Scientific classification
- Kingdom: Animalia
- Phylum: Mollusca
- Class: Bivalvia
- Order: Unionida
- Family: Unionidae
- Genus: Epioblasma
- Species: E. walkeri
- Binomial name: Epioblasma walkeri (Wilson & H.W. Clark, 1914)
- Synonyms: Epioblasma florentina walkeri

= Epioblasma walkeri =

- Genus: Epioblasma
- Species: walkeri
- Authority: (Wilson & H.W. Clark, 1914)
- Conservation status: CR
- Synonyms: Epioblasma florentina walkeri

Species of bivalve

Epioblasma walkeri, common name the tan riffleshell, is a species of freshwater mussel, an aquatic bivalve mollusk in the family Unionidae, the river mussels.

Many scientists now recognize this mussel as synonymous or a subspecies of the presumed extinct Epioblasma florentina due to integrating shell characteristics between them.

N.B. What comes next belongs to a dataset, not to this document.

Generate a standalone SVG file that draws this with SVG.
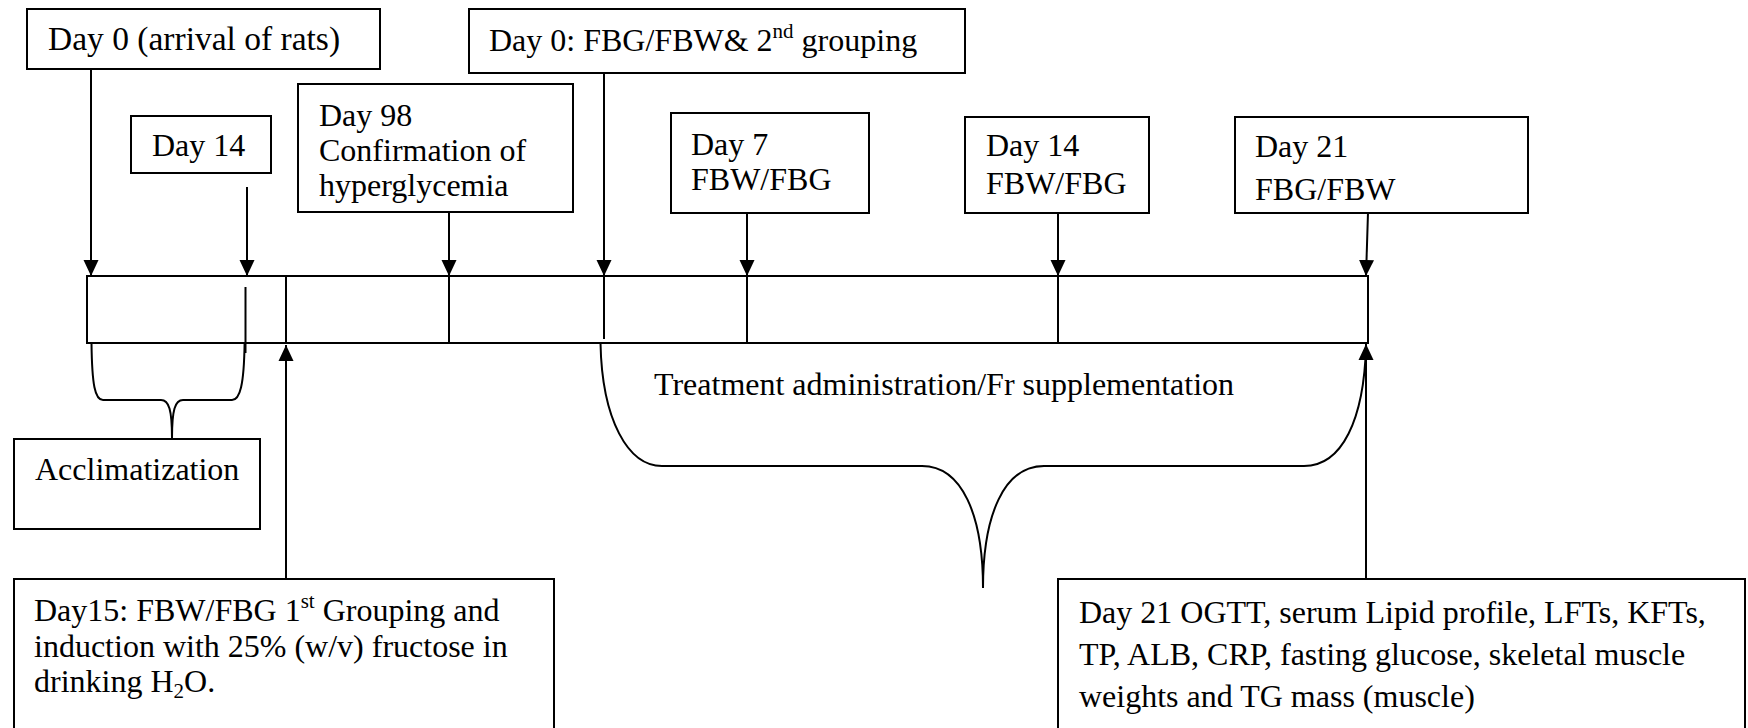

At the time of its listing in 1977 under the Endangered Species Act of 1973, its range was limited to the lower Red River (Cumberland system), the middle fork of the Holston River, a possible population in the Stones River, the Duck River, where its population was threatened by a proposed Tennessee Valley Authority dam, and the Clinch River. The population in Indian Creek in the upper Clinch River basin was proposed as a separate subspecies by Jones, Neves, Ahlstedt and Hallerman in 2006.

It is listed under Appendix I of the Convention on International Trade in Endangered Species of Wild Fauna and Flora.